From Biden cabinet, Walsh hits the ice as head of NHLPA
TORONTO, March 30 (Reuters) - Marty Walsh, new executive director of the NHL Players Association (NHLPA), got a taste of the challenges ahead on Thursday as he stick-handled around LGBTQ+ issues and what a World Cup of Hockey might look like without Russia.
The former union organiser, mayor of Boston and until last month U.S. Labor Secretary in U.S. President Joe Biden's cabinet, Walsh has plenty of negotiation know-how and may need it to deal with a multi-national group of millionaire players and billionaire owners.
"It was clear to me that this opportunity was one I wanted to pursue becoming the executive director allows me to join two passions I have, one is hockey the other it fighting for working people," Walsh told reporters during his first news conference in the role.
"There's a lot of work to be done and I am excited to get started."
Walsh takes over from Donald Fehr who held the job for 12 years but left under a cloud due to the NHLPA's clumsy handling of the sex assault allegations regarding the Chicago Blackhawks' Kyle Beach.
The 55-year-old Bruins supporter will have plenty of time to get up to speed before negotiating a new collective bargaining agreement with the current deal running through the 2025-26 season.
There are several other issues, however, that will require more immediate attention including a simmering controversy over inclusion.
NHL Pride Night events have been under an unwelcome spotlight in recent months as a handful of players, and even some teams, have objected to participating for reasons that include religious beliefs.
Walsh conceded there was "still work to do there" when it comes to inclusion but agreed with NHL commissioner Gary Bettman that it was an individual player's right to choose which events they want to be associated with.
"I personally support the LGBTQ community and always will," Walsh said. "But it is people's individual right if they want to wear a warmup (rainbow) jersey before the team skate.

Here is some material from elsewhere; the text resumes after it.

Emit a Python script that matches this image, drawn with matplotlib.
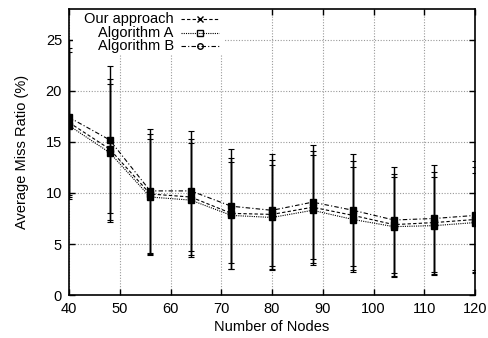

"I don't think that the LGBTQ community should feel that NHL hockey players are turning their back on that community the majority of players wore the jersey."
The NHL's ambition of expanding its global footprint and the massive success of the recent World Baseball Classic have increased talk of a World Cup of Hockey in 2025.
Without a best-on-best tournament since the last World Cup in 2016, the league and players have targeted 2025 but plans for a showcase have slowed after sporting sanctions imposed on Russia for invading Ukraine.
"I think it is a little bit to early to talk about who is involved in the tournament and who is not," said Walsh. "We should get the tournament on paper and start the conversation going forward what it will look like."